Greetings, Haydnists:

What is your favorite recording of this work and why?

TIA,
-09


----------



## Heliogabo (Dec 29, 2014)

I love this work and the SQ version is my favorite. I prefer no voice renditions too.
Nevertheless, I haven't explored many recordings, being my favorite the first I knew:










I prefer it over the Buchberger recording. The festetics gives a hip aproach that is strong and crisp, quite enjoyable to my ears, keeping a great amount of drama that is proper to this work.
Once I hear the Emerson SQ and found it very enjoyable as well.


----------



## Ras (Oct 6, 2017)

My favorite recording of this work by a string quartet is *The Fitzwilliam on Linn*.
I also have versions for solo piano and a version for orchestra by Jordi Savall. But the string quartet version arr. is my favorite way to hear these Seven Last Words. 
I haven't heard The Festetics Q. in this piece though (recommended above by Heliogabo), but what I have heard from their big complete Haydn box on Spotify has been very good. Too bad the cd-box is out of print.


----------



## Kjetil Heggelund (Jan 4, 2016)

One of my favorite works since I heard it the first time some years ago. I own the Amadeus quartet set, but now use spotify more, so not sure which recording is my favorite...(and I forget easily)


----------



## Manxfeeder (Oct 19, 2010)

My favorite is by the Lindsays.  To my ears, they get to the heart of the piece, not just with drama but with a sense of pathos. I haven't heard any other quartet, at least yet, quite capture the pictures embedded in the notes as they do.
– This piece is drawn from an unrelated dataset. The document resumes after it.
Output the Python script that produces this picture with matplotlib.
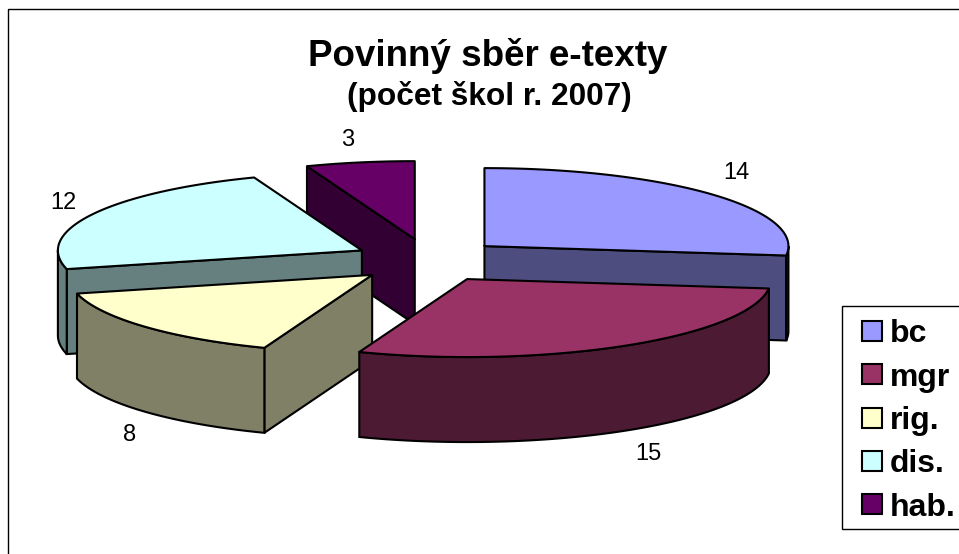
import numpy as np
import matplotlib
matplotlib.use("Agg")
import matplotlib.pyplot as plt
from matplotlib.patches import Polygon, Rectangle

plt.rcParams['font.family'] = ['Liberation Sans', 'DejaVu Sans']

categories = ['bc', 'mgr', 'rig.', 'dis.', 'hab.']
values = [14, 15, 8, 12, 3]
top_colors = ['#9999FF', '#993366', '#FFFFCC', '#CCFFFF', '#660066']
side_colors = ['#4D4D80', '#4D1A33', '#808066', '#668080', '#330033']
label_offsets = [(24, -21), (24, 108), (-15, 108), (-29, -11), (-12, -22)]

# pie geometry in image pixels
cx, cy = 428.3, 260.5
rx, ry = 304, 78
ex, ey = 75, 21.7
depth = 85
line_w = 1.5


def rim(apex, t):
    return np.column_stack([apex[0] + rx * np.sin(t), apex[1] - ry * np.cos(t)])


def draw_wall(ax, apex, p, interior, color, z):
    # only draw the flat wall if the slice top lies above this edge on screen
    line_y = apex[1] + (p[1] - apex[1]) * (interior[0] - apex[0]) / (p[0] - apex[0] + 1e-9)
    if abs(p[0] - apex[0]) > 1e-6 and interior[1] < line_y:
        pts = [apex, p, (p[0], p[1] + depth), (apex[0], apex[1] + depth)]
        ax.add_patch(Polygon(pts, closed=True, fc=color, ec='black', lw=line_w, zorder=z))


fig = plt.figure(figsize=(9.59, 5.54), dpi=100)
ax = fig.add_axes([0, 0, 1, 1])
ax.set_xlim(0, 959)
ax.set_ylim(554, 0)
ax.axis('off')

# chart frame, runs off the right and bottom of the picture
ax.add_patch(Rectangle((7.5, 8.5), 1000, 600, fc='white', ec='black', lw=1.0, zorder=0))

angles = np.cumsum([0] + values) / sum(values) * 2 * np.pi
mids = (angles[:-1] + angles[1:]) / 2
apexes = [(cx + ex * np.sin(m), cy - ey * np.cos(m)) for m in mids]
order = np.argsort([a[1] for a in apexes])

for z, i in enumerate(order):
    t0, t1 = angles[i], angles[i + 1]
    apex = apexes[i]
    base = z * 10 + 2
    t = np.linspace(t0, t1, 80)
    edge = rim(apex, t)
    mid_pt = rim(apex, np.array([mids[i]]))[0]
    interior = ((apex[0] + mid_pt[0]) / 2, (apex[1] + mid_pt[1]) / 2)
    draw_wall(ax, apex, edge[0], interior, side_colors[i], base)
    draw_wall(ax, apex, edge[-1], interior, side_colors[i], base)
    # curved outer wall, front half of the rim only
    lo, hi = max(t0, np.pi / 2), min(t1, 3 * np.pi / 2)
    if lo < hi:
        front = rim(apex, np.linspace(lo, hi, 80))
        wall = np.vstack([front, (front + [0, depth])[::-1]])
        ax.add_patch(Polygon(wall, closed=True, fc=side_colors[i], ec='black', lw=line_w, zorder=base + 1))
    ax.add_patch(Polygon(np.vstack([[apex], edge]), closed=True, fc=top_colors[i], ec='black', lw=line_w,
                         joinstyle='round', zorder=base + 2))
    ax.text(mid_pt[0] + label_offsets[i][0], mid_pt[1] + label_offsets[i][1], str(values[i]),
            ha='center', va='center', fontsize=17, color='black', zorder=100)

ax.text(487.5, 55.5, 'Povinný sběr e-texty', ha='center', va='center', fontsize=26.5, fontweight='bold')
ax.text(489.5, 96.5, '(počet škol r. 2007)', ha='center', va='center', fontsize=22.8, fontweight='bold')

# legend box also runs off the right edge
ax.add_patch(Rectangle((842, 306), 200, 223, fc='white', ec='black', lw=1.0, zorder=200))
for k, name in enumerate(categories):
    row_y = 331 + k * 43.3
    ax.add_patch(Rectangle((862, row_y - 10), 20, 20, fc=top_colors[k], ec='black', lw=1.5, zorder=201))
    ax.text(890, row_y, name, ha='left', va='center_baseline', fontsize=23, fontweight='bold', zorder=201)

fig.savefig('out.png', dpi=100)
For example, the earthquake sounds like an earthquake; it is very violent. 

The accompaniment in Father, Forgive Them sounds less like notes and more like panting. 

Notice in I Thirst, the pizzicato notes here sound like drops of blood which can be mistaken for drops of water, spurring a faint cry of "I thirst," turning into a full cry.

Into Your Hands I Commit My Spirit gives the impression of a child on a ledge jumping off, expecting his father to catch him. (from .58 to 1.10)

In Today You Shall Be With Me In Paradise, they give the impression as Jesus is making this declaration, that the thief on the cross is asking almost in disbelief, "Even me?" (2:29) Then he repeats in confident realization, "Even me!" (2:41) 

The liner notes by the Bishop of Winchester are also very insightful and are a worthwhile accompaniment to the music.


----------



## TurnaboutVox (Sep 22, 2013)

I have only the Kodaly Quartet's recording (non-HIP) on Naxos, but think it a very satisfying account.

As a reviewer said: "There are versions by more celebrated quartets but I have never found any reason to forsake this one, as I find the playing here to be eloquent, poised and sincere."


----------



## Dowd (Jan 15, 2012)

I quite like the Buchberger but I find the Pražák Quartet's clarity in their recording to be my favorite. I find many recordings, especially newer, to be far too warm for my taste.


----------